This project came about in early April when I was taking a look at the monthly Who's Hiring threads on Hacker News and then started to ask some questions (e.g. How many jobs of Type X have been listed in these threads over time?).
Currently, there is a lot of unstructured, but useful data in the listing comments within these threads and I started thinking about ways that this data could be structured, and then displayed in a variety of useful ways for people.
However, in order to get to the fun "displayed in a variety of useful ways" the data would first have to go through two phases:
First the data would need to be extracted from the Hacker News website and cached (so that I could be a good citizen and not throttle their servers with a lot of requests). After the cached files were created I could then experiment and extract the useful information (basic thread info + the top level comments which were almost always some sort of listing) into data structures that could then be imported into a database.
This phase has already been completed and you can use the SQL files above and import the data into a MySQL database. If anyone is interested in the Phase 1 code, with the raw cached files and processing code for the (fairly messy) HTML for the useful bits, just let me know in the HN Comments and I can add it to the Repository as well (code is written in PHP).
This next phase is much more difficult since it requires a lot more manual analysis/work to be done. This is the phase that allows people to ask a lot of the questions that I was wondering about. In order to facilitate this phase I created a schema for storing all of the companies, locations, job titles, and tools (programming languages, frameworks, database systems, platforms, etc.) related to a listing and then created a simple processing form for creating the individual items and then associating them with a listing.
If anyone is interested in taking a look at this code (it's really rough/simple at the moment since I haven't spent a lot of time improving the workflow and making it production ready) I'd be happy to add it to the Repository (it's written using PHP). Let me know in the HN comments.
This phase seems like it would be good to automate with something like Amazon's MTurk service, but I still need to learn more about it if I want to use that option. Initially, I was just going to open up the processing page to the community and have them help out, but then I wasn't sure if quality/consistency would be high enough (I'm pretty sure it would be, but it would be nice to have that confirmed by the community).
The last phase would be building out the frontend and presenting the data in a variety of fun/useful ways for people to explore.

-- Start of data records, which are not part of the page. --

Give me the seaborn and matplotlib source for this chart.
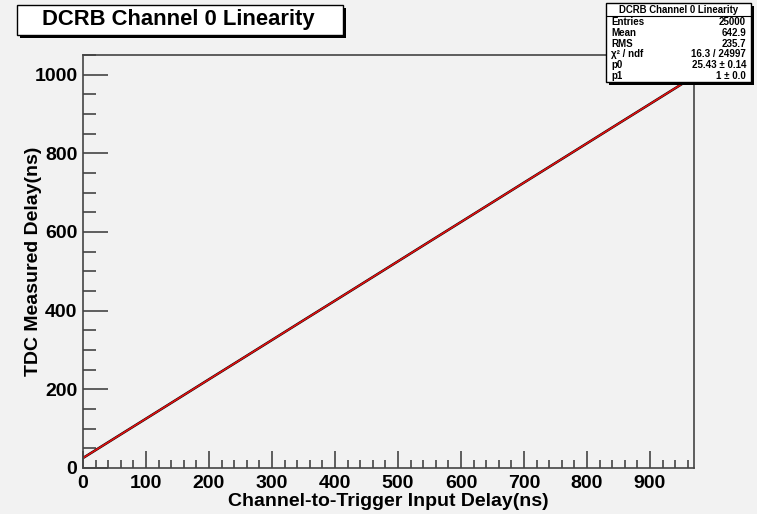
import numpy as np
import pandas as pd
import matplotlib
matplotlib.use('Agg')
import matplotlib.pyplot as plt
from matplotlib.patches import Rectangle
from matplotlib.ticker import MultipleLocator
import seaborn as sns

# values
input_delay = [0, 50, 100, 150, 200, 250, 300, 350, 400, 450, 500,
               550, 600, 650, 700, 750, 800, 850, 900, 960]
measured_delay = [25.4, 75.5, 125.4, 175.4, 225.5, 275.4, 325.4, 375.5, 425.4, 475.4, 525.4,
                  575.5, 625.4, 675.4, 725.5, 775.4, 825.4, 875.5, 925.4, 985.4]
stat_names = ['Entries', 'Mean', 'RMS', '\u03c7\u00b2 / ndf', 'p0', 'p1']
stat_values = ['25000', '642.9', '235.7', '16.3 / 24997', '25.43 \u00b1 0.14', '1 \u00b1 0.0']
p0, p1 = 25.43, 1.0
title = 'DCRB Channel 0 Linearity'

sns.set_style('white')
plt.rcParams['font.family'] = ['Liberation Sans', 'DejaVu Sans']
plt.rcParams['font.weight'] = 'bold'
plt.rcParams['text.color'] = 'black'
plt.rcParams['xtick.labelcolor'] = 'black'
plt.rcParams['ytick.labelcolor'] = 'black'
plt.rcParams['axes.labelcolor'] = 'black'
bg = '#f2f2f2'
axc = '#444444'

fig = plt.figure(figsize=(7.57, 5.14), dpi=100, facecolor=bg)
ax = fig.add_axes([83 / 757, 1 - 468 / 514, 611 / 757, 413 / 514])
ax.set_facecolor(bg)

df = pd.DataFrame({'x': input_delay, 'y': measured_delay})
sns.lineplot(data=df, x='x', y='y', ax=ax, color='black', linewidth=1.8)
fit = pd.DataFrame({'x': [input_delay[0], input_delay[-1]]})
fit['y'] = p0 + p1 * fit['x']
sns.lineplot(data=fit, x='x', y='y', ax=ax, color='#e01010', linewidth=1.2)

ax.set_xlim(0, 970)
ax.set_ylim(0, 1050)
ax.xaxis.set_major_locator(MultipleLocator(100))
ax.xaxis.set_minor_locator(MultipleLocator(20))
ax.yaxis.set_major_locator(MultipleLocator(200))
ax.yaxis.set_minor_locator(MultipleLocator(50))
for s in ax.spines.values():
    s.set_color(axc)
    s.set_linewidth(1.2)
ax.tick_params(axis='x', which='major', direction='in', length=12, width=1.2,
               color=axc, labelsize=14, pad=5, bottom=True, top=False)
ax.tick_params(axis='x', which='minor', direction='in', length=6, width=1.2,
               color=axc, bottom=True, top=False)
ax.tick_params(axis='y', which='major', direction='in', length=18, width=1.2,
               color=axc, labelsize=14, pad=4, left=True, right=False)
ax.tick_params(axis='y', which='minor', direction='in', length=9, width=1.2,
               color=axc, left=True, right=False)
for lab in ax.get_xticklabels() + ax.get_yticklabels():
    lab.set_fontweight('bold')
ax.set_xlabel('Channel-to-Trigger Input Delay(ns)', fontsize=14, fontweight='bold')
ax.set_ylabel('TDC Measured Delay(ns)', fontsize=14, fontweight='bold')
ax.xaxis.set_label_coords(0.5, -0.061)
ax.yaxis.set_label_coords(-0.067, 0.501)


def box(x0, y0, x1, y1):
    W, H = 757, 514
    fig.patches.append(Rectangle((x0 / W + 3 / W, 1 - (y1 + 3) / H), (x1 - x0) / W, (y1 - y0) / H,
                                 transform=fig.transFigure, facecolor='black', edgecolor='none', zorder=5))
    fig.patches.append(Rectangle((x0 / W, 1 - y1 / H), (x1 - x0) / W, (y1 - y0) / H,
                                 transform=fig.transFigure, facecolor='white', edgecolor='black',
                                 linewidth=1, zorder=6))


box(17, 5, 343, 35)
fig.text(178 / 757, 1 - 20 / 514, title, ha='center', va='center', fontsize=15.8,
         fontweight='bold', zorder=7)

box(606, 3, 751, 82)
fig.text(679 / 757, 1 - 10 / 514, title, ha='center', va='center', fontsize=6.9,
         fontweight='bold', zorder=7)
fig.add_artist(plt.Line2D([606 / 757, 751 / 757], [1 - 16 / 514, 1 - 16 / 514],
                          transform=fig.transFigure, color='black', linewidth=0.8, zorder=7))
for i, (n, v) in enumerate(zip(stat_names, stat_values)):
    yy = 1 - (22 + i * 10.8) / 514
    fig.text(611 / 757, yy, n, ha='left', va='center', fontsize=7, fontweight='bold', zorder=7)
    fig.text(746 / 757, yy, v, ha='right', va='center', fontsize=7, fontweight='bold', zorder=7)

fig.savefig('out.png', dpi=100, facecolor=bg)
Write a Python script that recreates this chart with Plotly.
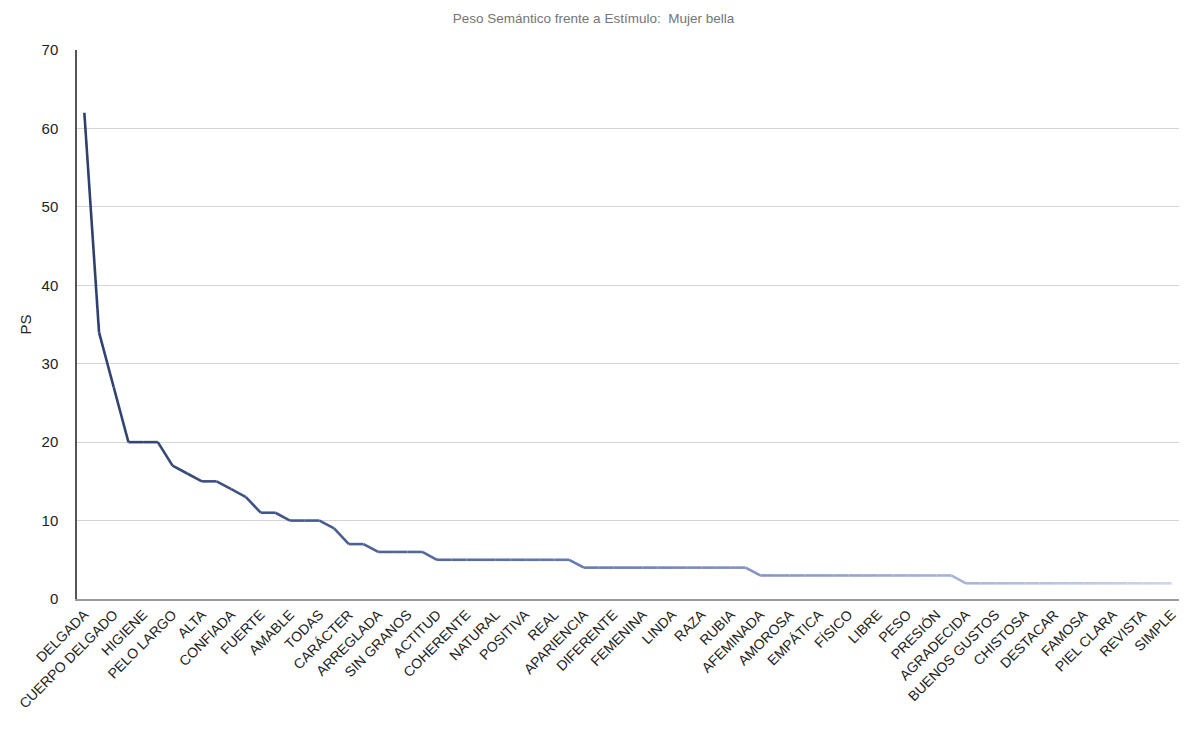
import plotly.graph_objects as go

# Semantic weight (PS) for each associated word, sorted descending
ps_values = [62, 34, 27, 20, 20, 20, 17, 16, 15, 15, 14, 13, 11, 11, 10, 10, 10, 9, 7, 7,
             6, 6, 6, 6, 5, 5, 5, 5, 5, 5, 5, 5, 5, 5,
             4, 4, 4, 4, 4, 4, 4, 4, 4, 4, 4, 4,
             3, 3, 3, 3, 3, 3, 3, 3, 3, 3, 3, 3, 3, 3,
             2, 2, 2, 2, 2, 2, 2, 2, 2, 2, 2, 2, 2, 2, 2]

# Labels shown on the axis (every second word)
tick_labels = ["DELGADA", "CUERPO DELGADO", "HIGIENE", "PELO LARGO", "ALTA", "CONFIADA",
               "FUERTE", "AMABLE", "TODAS", "CARÁCTER", "ARREGLADA", "SIN GRANOS",
               "ACTITUD", "COHERENTE", "NATURAL", "POSITIVA", "REAL", "APARIENCIA",
               "DIFERENTE", "FEMENINA", "LINDA", "RAZA", "RUBIA", "AFEMINADA", "AMOROSA",
               "EMPÁTICA", "FÍSICO", "LIBRE", "PESO", "PRESIÓN", "AGRADECIDA",
               "BUENOS GUSTOS", "CHISTOSA", "DESTACAR", "FAMOSA", "PIEL CLARA",
               "REVISTA", "SIMPLE"]

y_ticks = [0, 10, 20, 30, 40, 50, 60, 70]

x_pos = list(range(len(ps_values)))
tick_pos = x_pos[::2]

# Colour stops for the fading line: dark navy -> mid blue -> pale lavender
stops = [(0.0, (45, 64, 110)), (0.5, (108, 128, 185)), (1.0, (206, 212, 236))]


def blend(t):
    for (t0, c0), (t1, c1) in zip(stops[:-1], stops[1:]):
        if t <= t1:
            f = (t - t0) / (t1 - t0)
            r, g, b = (round(a + (b_ - a) * f) for a, b_ in zip(c0, c1))
            return f"rgb({r},{g},{b})"
    r, g, b = stops[-1][1]
    return f"rgb({r},{g},{b})"


fig = go.Figure()
n_seg = len(ps_values) - 1
# Line drawn segment by segment so its colour fades from dark to light
for i in range(n_seg):
    t = i / (n_seg - 1)
    fig.add_trace(go.Scatter(
        x=x_pos[i:i + 2], y=ps_values[i:i + 2], mode="lines",
        line=dict(color=blend(t), width=2.6),
        hoverinfo="skip", showlegend=False))

fig.update_layout(
    width=1187, height=734,
    margin=dict(l=77, r=8, t=50, b=135),
    paper_bgcolor="white", plot_bgcolor="white",
    font=dict(family="Liberation Sans, Arial, sans-serif", color="#222222"),
    title=dict(text="Peso Semántico frente a Estímulo:  Mujer bella",
               x=0.5, xanchor="center", y=0.975, yanchor="middle",
               font=dict(size=13.5, color="#757575")),
    showlegend=False,
)

fig.update_xaxes(
    range=[-0.5, len(ps_values) - 0.5],
    tickmode="array", tickvals=tick_pos, ticktext=tick_labels,
    tickangle=-45, tickfont=dict(size=14, color="#222222"),
    showgrid=False, zeroline=False,
    showline=True, linecolor="#9a9a9a", linewidth=2,
    ticks="",
)

fig.update_yaxes(
    range=[0, 70], tickmode="array", tickvals=y_ticks,
    tickfont=dict(size=15, color="#222222"),
    showgrid=True, gridcolor="#d4d4d4", gridwidth=1,
    zeroline=False, showline=True, linecolor="#555555", linewidth=1.5,
    ticks="", ticklabelstandoff=14,
    title=dict(text="PS", font=dict(size=15, color="#222222"), standoff=6),
)

fig.write_html("out.html")
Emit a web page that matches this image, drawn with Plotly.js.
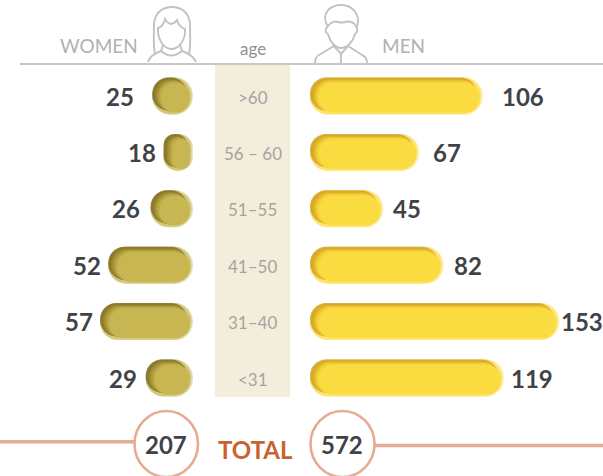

While this started out as my own itch I wanted to scratch, I ended up also turning it into a final project for my intro PHP/MySQL course and I wanted to go ahead and share it with the HN Community for a few reasons. One being that there are a lot of people much more talented than I on the site that can probably take the Phase 1 data and run with it and created something beautiful. And additionally, since the data was created on HN initially, it seemed like a good idea that the community should be involved with the next few phases and have access to it :-).